## Records for this task
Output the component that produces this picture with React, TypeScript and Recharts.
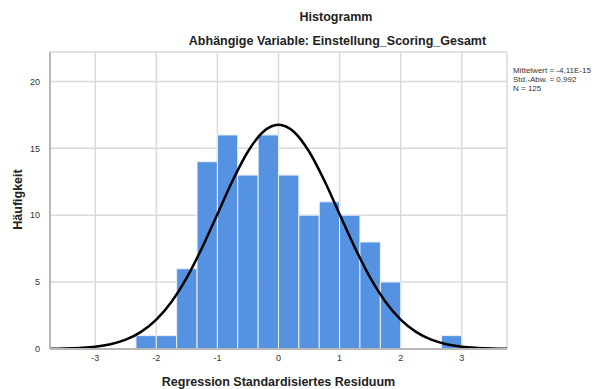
import { ComposedChart, Line, XAxis, YAxis, CartesianGrid, ReferenceArea } from 'recharts';

// histogram bins: edges (n+1) and frequencies (n)
const binEdges = [-2.333, -2, -1.667, -1.333, -1, -0.667, -0.333, 0, 0.333, 0.667, 1, 1.333, 1.667, 2, 2.333, 2.667, 3];
const binCounts = [1, 1, 6, 14, 16, 13, 16, 13, 10, 11, 10, 8, 5, 0, 0, 1];

// normal curve overlay
const curveX = [-3.74, -3.5, -3.25, -3, -2.75, -2.5, -2.25, -2, -1.75, -1.5, -1.25, -1, -0.75, -0.5, -0.25, 0, 0.25, 0.5, 0.75, 1, 1.25, 1.5, 1.75, 2, 2.25, 2.5, 2.75, 3, 3.25, 3.5, 3.74];
const curveY = [0.01, 0.03, 0.08, 0.17, 0.36, 0.7, 1.28, 2.2, 3.54, 5.34, 7.58, 10.08, 12.59, 14.76, 16.24, 16.76, 16.24, 14.76, 12.59, 10.08, 7.58, 5.34, 3.54, 2.2, 1.28, 0.7, 0.36, 0.17, 0.08, 0.03, 0.01];

const xTicks = [-3, -2, -1, 0, 1, 2, 3];
const yTicks = [0, 5, 10, 15, 20];

const statLines = ['Mittelwert = -4,11E-15', 'Std.-Abw. = 0,992', 'N = 125'];

const curveData = curveX.map((x, i) => ({ x, y: curveY[i] }));
const bins = binCounts.map((count, i) => ({ lo: binEdges[i], hi: binEdges[i + 1], count }));

const font = '"Liberation Sans", Arial, sans-serif';
const tickStyle = { fill: '#333', fontSize: 9, fontFamily: font };
const titleStyle = { fontSize: 12.5, fontWeight: 'bold', fill: '#222', fontFamily: font };

export default function App() {
  return (
    <div style={{ position: 'relative', width: 598, height: 389, fontFamily: font, background: '#fff' }}>
      <style>{'body{margin:0}'}</style>
      <div style={{ position: 'absolute', left: 0, width: 672, top: 10, textAlign: 'center', fontSize: 12.5, fontWeight: 'bold', color: '#222' }}>
        Histogramm
      </div>
      <div style={{ position: 'absolute', left: 0, width: 675, top: 34, textAlign: 'center', fontSize: 12.5, fontWeight: 'bold', color: '#222' }}>
        Abhängige Variable: Einstellung_Scoring_Gesamt
      </div>
      <div style={{ position: 'absolute', left: 513, top: 66, fontSize: 8, lineHeight: '9px', color: '#333' }}>
        {statLines.map((s) => (
          <div key={s}>{s}</div>
        ))}
      </div>
      <ComposedChart width={598} height={389} data={curveData} margin={{ top: 52, right: 91, bottom: 10, left: 0 }}>
        <CartesianGrid stroke="#dadada" strokeWidth={1.5} />
        <XAxis
          dataKey="x"
          type="number"
          domain={[-3.74, 3.74]}
          ticks={xTicks}
          allowDataOverflow
          tick={tickStyle}
          tickLine={false}
          tickSize={0}
          tickMargin={6}
          axisLine={{ stroke: '#b8b8b8', strokeWidth: 2 }}
          label={{ value: 'Regression Standardisiertes Residuum', position: 'center', dy: 18, style: titleStyle }}
        />
        <YAxis
          type="number"
          domain={[0, 22.2]}
          ticks={yTicks}
          width={50}
          allowDataOverflow
          tick={tickStyle}
          tickLine={false}
          tickSize={0}
          tickMargin={10}
          axisLine={{ stroke: '#b8b8b8', strokeWidth: 2 }}
          label={{ value: 'Häufigkeit', angle: -90, position: 'center', dx: -7, dy: -1, style: titleStyle }}
        />
        {bins
          .filter((b) => b.count > 0)
          .map((b) => (
            <ReferenceArea
              key={b.lo}
              x1={b.lo}
              x2={b.hi}
              y1={0}
              y2={b.count}
              fill="#5592e1"
              fillOpacity={1}
              stroke="#e8f0fb"
              strokeWidth={1}
            />
          ))}
        <Line
          dataKey="y"
          type="monotone"
          stroke="#000"
          strokeWidth={2.5}
          dot={false}
          activeDot={false}
          isAnimationActive={false}
        />
      </ComposedChart>
    </div>
  );
}
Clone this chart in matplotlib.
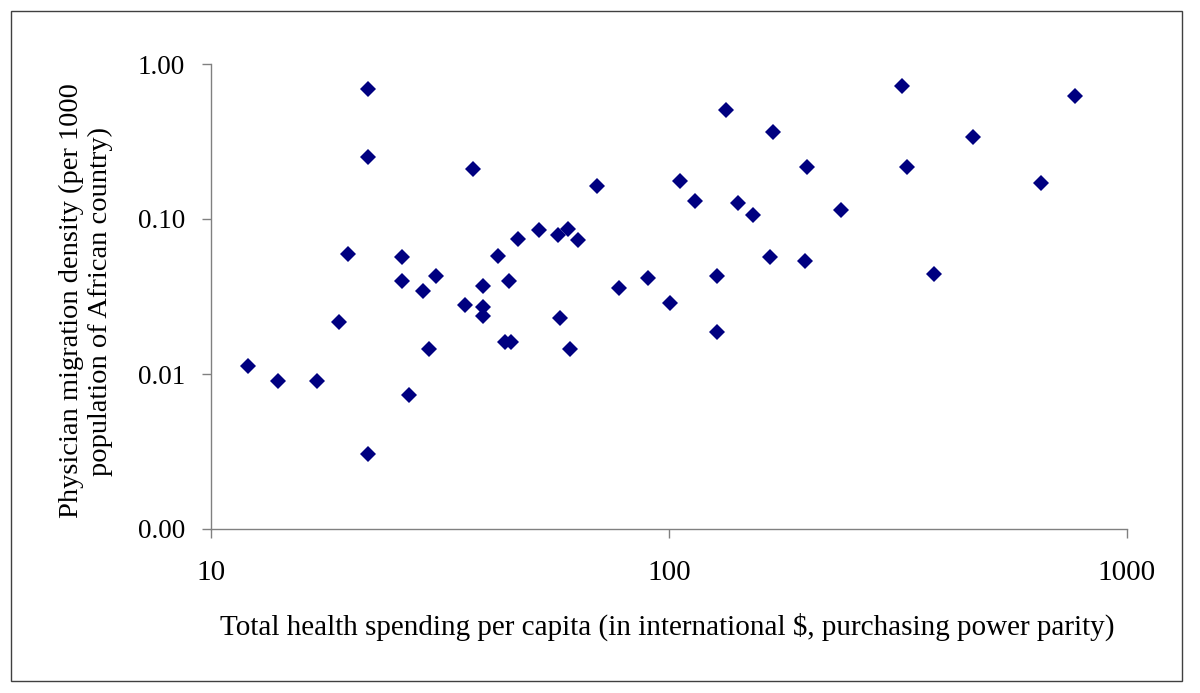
import matplotlib
matplotlib.use("Agg")
import matplotlib.pyplot as plt
from matplotlib.patches import Rectangle
from matplotlib.ticker import FixedLocator, NullLocator, FixedFormatter

# total health spending per capita (international $, PPP)
spending = [22.0, 22.0, 37.3, 19.9, 26.1, 26.1, 31.0, 29.1, 39.2, 44.8,
            35.9, 39.2, 39.2, 43.8, 45.2, 19.0, 29.9, 12.06, 13.98, 17.0,
            27.1, 22.0, 42.3, 46.7, 51.9, 57.3, 60.3, 63.2, 57.9, 60.9,
            69.6, 77.8, 90.2, 100.7, 105.9, 114.0, 127.0, 127.0, 133.4, 141.8,
            152.7, 166.3, 168.3, 197.7, 199.8, 237.4, 322.7, 330.6, 379.0, 460.3,
            650.6, 770.6]
# physician migration density (per 1000 population)
migration = [0.693, 0.253, 0.210, 0.0594, 0.0571, 0.0398, 0.0431, 0.0345, 0.0371, 0.0400,
             0.0279, 0.0269, 0.0238, 0.0162, 0.0162, 0.0215, 0.0145, 0.01127, 0.00896, 0.00896,
             0.00728, 0.00305, 0.0574, 0.0742, 0.0853, 0.0792, 0.0862, 0.0735, 0.0231, 0.0144,
             0.164, 0.0357, 0.0414, 0.0287, 0.176, 0.131, 0.0429, 0.0187, 0.505, 0.127,
             0.106, 0.0571, 0.364, 0.0533, 0.218, 0.1136, 0.724, 0.218, 0.0442, 0.338,
             0.170, 0.624]

x_ticks = [10, 100, 1000]
x_labels = ["10", "100", "1000"]
y_ticks = [0.001, 0.01, 0.1, 1.0]
y_labels = ["0.00", "0.01", "0.10", "1.00"]

plt.rcParams['font.family'] = ['Liberation Serif', 'DejaVu Serif']

W, H = 1200, 693
fig = plt.figure(figsize=(12, 6.93), dpi=100)
fig.patch.set_facecolor('white')

# outer frame
fig.patches.append(Rectangle((11 / W, 1 - 681 / H), 1171 / W, 670 / H, transform=fig.transFigure,
                             fill=False, edgecolor='#404040', linewidth=1.0))

ax = fig.add_axes([211 / W, 1 - 529 / H, (1127 - 211) / W, (529 - 64) / H])
ax.plot(spending, migration, linestyle='none', marker='D', markersize=8.3,
        color='#000080', markeredgewidth=0)
ax.set_xscale('log')
ax.set_yscale('log')
ax.set_xlim(10, 1000)
ax.set_ylim(0.001, 1.0)

ax.xaxis.set_major_locator(FixedLocator(x_ticks))
ax.xaxis.set_major_formatter(FixedFormatter(x_labels))
ax.xaxis.set_minor_locator(NullLocator())
ax.yaxis.set_major_locator(FixedLocator(y_ticks))
ax.yaxis.set_major_formatter(FixedFormatter(y_labels))
ax.yaxis.set_minor_locator(NullLocator())

for s in ['top', 'right']:
    ax.spines[s].set_visible(False)
for s in ['left', 'bottom']:
    ax.spines[s].set_color('#808080')
    ax.spines[s].set_linewidth(1.0)
ax.tick_params(axis='both', direction='out', length=6.5, width=1.0, color='#808080',
               labelcolor='black')
ax.tick_params(axis='x', pad=16, labelsize=21)
ax.tick_params(axis='y', pad=12, labelsize=19.5)

fig.text(667 / W, 1 - 635 / H,
         "Total health spending per capita (in international $, purchasing power parity)",
         ha='center', va='baseline', fontsize=21)
fig.text(86 / W, 1 - 301 / H,
         "Physician migration density (per 1000\npopulation of African country)",
         ha='center', va='center', rotation=90, fontsize=20.5, multialignment='center',
         linespacing=1.2)

fig.savefig("out.png", dpi=100)
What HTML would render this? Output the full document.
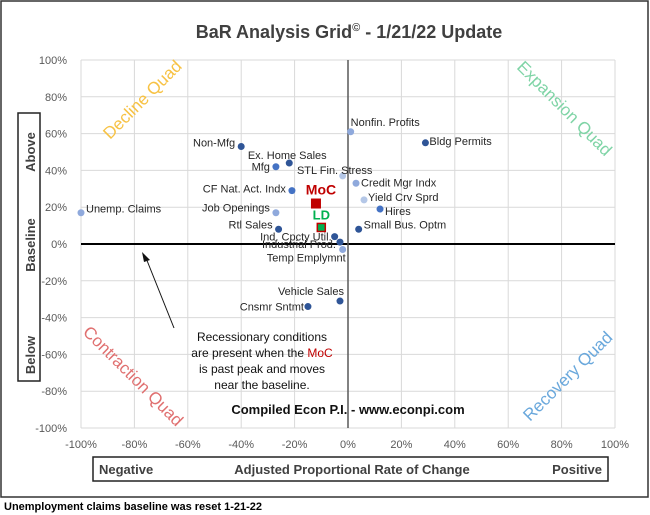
<!DOCTYPE html>
<html><head><meta charset="utf-8"><style>
body{margin:0;background:#fff;font-family:"Liberation Sans",sans-serif}
#wrap{position:relative;width:650px;height:515px;overflow:hidden}
</style></head><body>
<div id="wrap">
<svg id="svg" width="650" height="515" xmlns="http://www.w3.org/2000/svg">
<rect x="1" y="1" width="647" height="496" fill="#fff" stroke="#333" stroke-width="1.5"/>
<text x="349" y="38" text-anchor="middle" font-size="18" font-weight="bold" fill="#404040">BaR Analysis Grid<tspan font-size="11" dy="-7">©</tspan><tspan dy="7"> - 1/21/22 Update</tspan></text>
<g id="grid"></g>
<g id="ticks"></g>
<text x="110" y="140" font-size="17" fill="#f7c244" transform="rotate(-45 110 140)">Decline Quad</text>
<text x="516" y="68" font-size="17" fill="#7fd4a6" transform="rotate(45 516 68)">Expansion Quad</text>
<text x="82" y="333" font-size="17" fill="#e07070" transform="rotate(45 82 333)">Contraction Quad</text>
<text x="530" y="422" font-size="17" fill="#6aa8dc" transform="rotate(-45 530 422)">Recovery Quad</text>
<g id="marks"></g>
<rect x="18" y="113" width="22" height="268" fill="none" stroke="#222" stroke-width="1.5"/>
<text transform="translate(35 152) rotate(-90)" text-anchor="middle" font-size="13" font-weight="bold" fill="#404040">Above</text>
<text transform="translate(35 245) rotate(-90)" text-anchor="middle" font-size="13" font-weight="bold" fill="#404040">Baseline</text>
<text transform="translate(35 355) rotate(-90)" text-anchor="middle" font-size="13" font-weight="bold" fill="#404040">Below</text>
<rect x="93" y="457" width="515" height="24" fill="none" stroke="#222" stroke-width="1.5"/>
<text x="99" y="474" font-size="13" font-weight="bold" fill="#404040">Negative</text>
<text x="352" y="474" text-anchor="middle" font-size="13" font-weight="bold" fill="#404040">Adjusted Proportional Rate of Change</text>
<text x="602" y="474" text-anchor="end" font-size="13" font-weight="bold" fill="#404040">Positive</text>
<text x="348" y="414" text-anchor="middle" font-size="13" font-weight="bold" fill="#111">Compiled Econ P.I. - www.econpi.com</text>
<g font-size="12" fill="#111" text-anchor="middle">
<text x="262" y="341">Recessionary conditions</text>
<text x="262" y="357">are present when the <tspan fill="#c00000">MoC</tspan></text>
<text x="262" y="373">is past peak and moves</text>
<text x="262" y="389">near the baseline.</text>
</g>
<line x1="174" y1="328" x2="146" y2="258" stroke="#111" stroke-width="1"/>
<path d="M142 252 L150 260 L144 262 Z" fill="#111"/>
<text x="4" y="510" font-size="11" font-weight="bold" fill="#000">Unemployment claims baseline was reset 1-21-22</text>
</svg>
</div>
<script>
const names=["Unemp. Claims","Non-Mfg","Ex. Home Sales","Mfg","STL Fin. Stress","Nonfin. Profits","Bldg Permits","CF Nat. Act. Indx","Credit Mgr Indx","Yield Crv Sprd","Hires","Job Openings","Rtl Sales","Small Bus. Optm","Ind. Cpcty Util.","Industrial Prod.","Temp Emplymnt","Vehicle Sales","Cnsmr Sntmt"];
const xVals=[-100,-40,-22,-27,-2,1,29,-21,3,6,12,-27,-26,4,-5,-3,-2,-3,-15];
const yVals=[17,53,44,42,37,61,55,29,33,24,19,17,8,8,4,1,-3,-31,-34];
const colors=["#8fa9dc","#2f5597","#2f5597","#4472c4","#b4c7e7","#8fa9dc","#2f5597","#4472c4","#8fa9dc","#b4c7e7","#4472c4","#8fa9dc","#2f5597","#2f5597","#2f5597","#2f5597","#8fa9dc","#2f5597","#2f5597"];
const lblDx=[5,-6,-2,-6,-8,0,4,-6,5,4,5,-6,-6,5,-3,-4,3,4,-4];
const lblDy=[-4,-4,-8,0,-6,-10,-2,-2,-1,-3,2,-5,-5,-5,0,2,8,-10,0];
const lblAnchor=["start","end","middle","end","middle","start","start","end","start","start","start","end","end","start","end","end","end","end","end"];
const ticksX=[-100,-80,-60,-40,-20,0,20,40,60,80,100];
const ticksY=[100,80,60,40,20,0,-20,-40,-60,-80,-100];
const mocXY=[-12,22];
const ldXY=[-10,9];
const X0=81,X1=615,Y0=60,Y1=428;
const sx=v=>X0+(v+100)/200*(X1-X0);
const sy=v=>Y1-(v+100)/200*(Y1-Y0);
const NS="http://www.w3.org/2000/svg";
function mk(t,a,p){const e=document.createElementNS(NS,t);for(const k in a)e.setAttribute(k,a[k]);p.appendChild(e);return e;}
const grid=document.getElementById('grid'),ticks=document.getElementById('ticks'),marks=document.getElementById('marks');
ticksX.forEach(v=>{const l=mk('line',{x1:sx(v),x2:sx(v),y1:Y0,y2:Y1,stroke:'#d9d9d9'},grid);


const t=mk('text',{x:sx(v),y:Y1+20,'text-anchor':'middle','font-size':11,fill:'#595959'},ticks);t.textContent=v+'%';

});
ticksY.forEach(v=>{const l=mk('line',{x1:X0,x2:X1,y1:sy(v),y2:sy(v),stroke:'#d9d9d9'},grid);


const t=mk('text',{x:X0-14,y:sy(v)+4,'text-anchor':'end','font-size':11,fill:'#595959'},ticks);t.textContent=v+'%';

});
const za=mk('line',{x1:X0,x2:X1,y1:sy(0),y2:sy(0),stroke:'#000','stroke-width':2},grid);


const zb=mk('line',{x1:sx(0),x2:sx(0),y1:Y0,y2:Y1,stroke:'#595959','stroke-width':1.5},grid);


names.forEach((n,i)=>{const cx=sx(xVals[i]),cy=sy(yVals[i]);
const c=mk('circle',{cx:cx,cy:cy,r:3.5,fill:colors[i]},marks);


const t=mk('text',{x:cx+lblDx[i],y:cy+lblDy[i]+4,'text-anchor':lblAnchor[i],'font-size':11,fill:'#262626'},marks);t.textContent=n;

});
const m=mk('rect',{x:sx(mocXY[0])-5,y:sy(mocXY[1])-5,width:10,height:10,fill:'#c00000'},marks);


const mt=mk('text',{x:sx(mocXY[0])+5,y:sy(mocXY[1])-9,'text-anchor':'middle','font-size':14,'font-weight':'bold',fill:'#c00000'},marks);mt.textContent='MoC';


const d=mk('rect',{x:sx(ldXY[0])-4,y:sy(ldXY[1])-4,width:8,height:8,fill:'#00b050',stroke:'#c00000','stroke-width':1.5},marks);


const dt=mk('text',{x:sx(ldXY[0]),y:sy(ldXY[1])-8,'text-anchor':'middle','font-size':13,'font-weight':'bold',fill:'#00b050'},marks);dt.textContent='LD';


</script>
</body></html>
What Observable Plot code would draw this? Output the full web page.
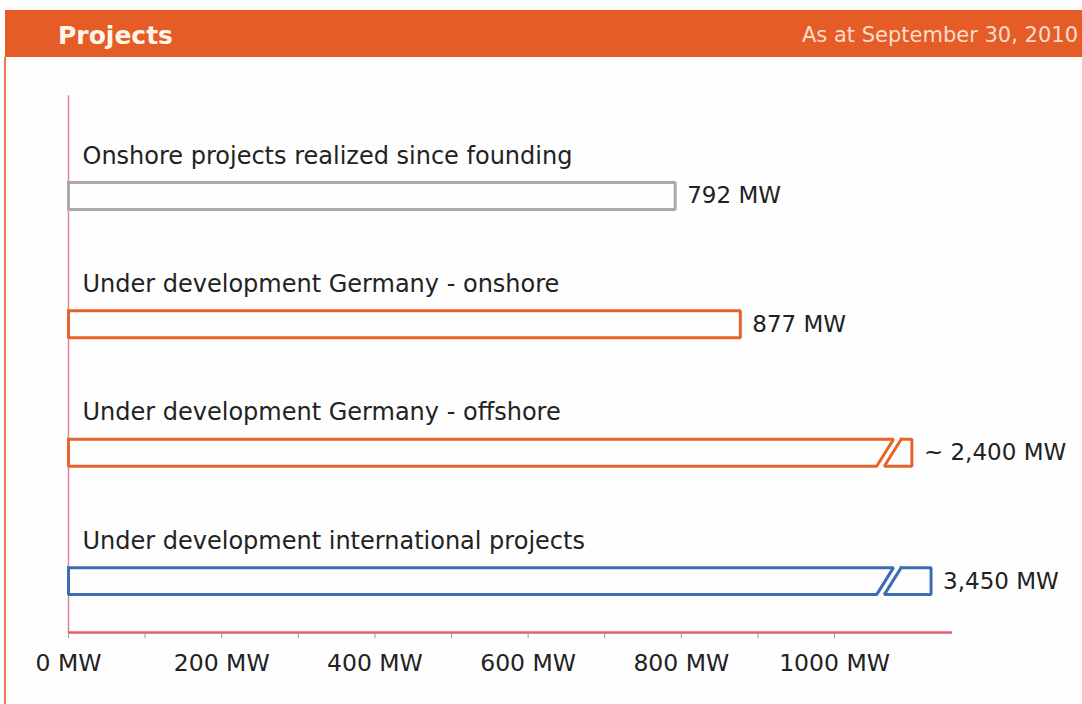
<!DOCTYPE html>
<html>
<head>
<meta charset="utf-8">
<script src="https://cdn.jsdelivr.net/npm/d3@7"></script>
<script src="https://cdn.jsdelivr.net/npm/@observablehq/plot@0.6"></script>
<style>
  html, body { margin: 0; padding: 0; background: #ffffff; }
  #page { position: relative; width: 1082px; height: 704px; overflow: hidden; background: #fefefe;
          font-family: "DejaVu Sans", sans-serif; }
  #header { position: absolute; left: 5px; top: 10px; width: 1077px; height: 47px; background: #e65c27; overflow: hidden; }
  #title { position: absolute; left: 53px; top: 2px; line-height: 47px; font-size: 25px; font-weight: bold; color: #fff6ea; }
  #asat { position: absolute; right: 4px; top: 2px; line-height: 47px; font-size: 21px; color: #fbdccd; white-space: nowrap; }
  #leftborder { position: absolute; left: 4px; top: 57px; width: 2px; height: 647px; background: #ec7a55; }
  #chart { position: absolute; left: 0; top: 57px; }
</style>
</head>
<body>
<div id="page">
  <div id="header">
    <span id="title">Projects</span>
    <span id="asat">As at September 30, 2010</span>
  </div>
  <div id="leftborder"></div>
  <div id="chart"></div>
</div>
<script>
// ---- data ----
const categories = [
  "Onshore projects realized since founding",
  "Under development Germany - onshore",
  "Under development Germany - offshore",
  "Under development international projects"
];
const values = [792, 877, 2400, 3450];            // MW
const valueLabels = ["792 MW", "877 MW", "~ 2,400 MW", "3,450 MW"];
const drawnLengths = [792, 877, 1101, 1126];      // length drawn on the (broken) axis, MW
const barColors = ["#a9a9a9", "#e8622c", "#e8622c", "#3c6cb4"];
const axisTicks = [0, 100, 200, 300, 400, 500, 600, 700, 800, 900, 1000];
const axisMax = 1154;

// ---- build bar outlines (broken where value exceeds the axis) ----
const H = 0.105, breakAt = 1071, slant = 11, gap = 5;
const pts = [];
categories.forEach((c, i) => {
  const top = i - H, bot = i + H, len = drawnLengths[i], color = barColors[i];
  const add = (id, arr) => arr.forEach(([x, y]) => pts.push({id, x, y, color}));
  if (values[i] <= axisMax) {
    add(i + "a", [[0, top], [len, top], [len, bot], [0, bot], [0, top]]);
  } else {
    add(i + "a", [[0, top], [breakAt - gap + slant, top], [breakAt - gap - slant, bot], [0, bot], [0, top]]);
    add(i + "b", [[breakAt + gap + slant, top], [len, top], [len, bot], [breakAt + gap - slant, bot], [breakAt + gap + slant, top]]);
  }
});

const fam = '"DejaVu Sans", sans-serif';
const chart = Plot.plot({
  width: 1082,
  height: 647,
  marginLeft: 68,
  marginRight: 130,
  marginTop: 10,
  marginBottom: 72,
  style: {background: "transparent", fontFamily: fam, fontSize: "23px", color: "#222"},
  x: {domain: [0, axisMax], axis: null},
  y: {domain: [-1, 3.4], range: [10, 575], axis: null},
  color: {type: "identity"},
  marks: [
    Plot.ruleX([0], {y1: -0.78, y2: 3.4, stroke: "#e08690", strokeWidth: 1.5}),
    Plot.axisX(axisTicks, {
      anchor: "bottom",
      label: null,
      tickSize: 6,
      tickPadding: 16,
      stroke: "#9a9a9a",
      tickFormat: d => d % 200 === 0 ? `${d} MW` : "",
      fill: "#222",
      fontSize: 23.5
    }),
    Plot.ruleY([3.4], {x1: 0, x2: axisMax, stroke: "#e0606e", strokeWidth: 2.5}),
    Plot.line(pts, {x: "x", y: "y", z: "id", stroke: "color", strokeWidth: 3, strokeLinejoin: "miter", strokeLinecap: "square"}),
    Plot.text(categories, {x: 0, y: (d, i) => i, dx: 14, dy: -40, text: d => d, textAnchor: "start", fontSize: 24, fill: "#222"}),
    Plot.text(valueLabels, {x: (d, i) => drawnLengths[i], y: (d, i) => i, dx: 12, text: d => d, textAnchor: "start", fontSize: 23, fill: "#222"})
  ]
});
document.getElementById("chart").appendChild(chart);
</script>
</body>
</html>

## Do this
Look through the material and copy each line that has "would".

## Response to the task
What HTML would render this? Output the full document.
What Observable Plot code would draw this? Output the full web page.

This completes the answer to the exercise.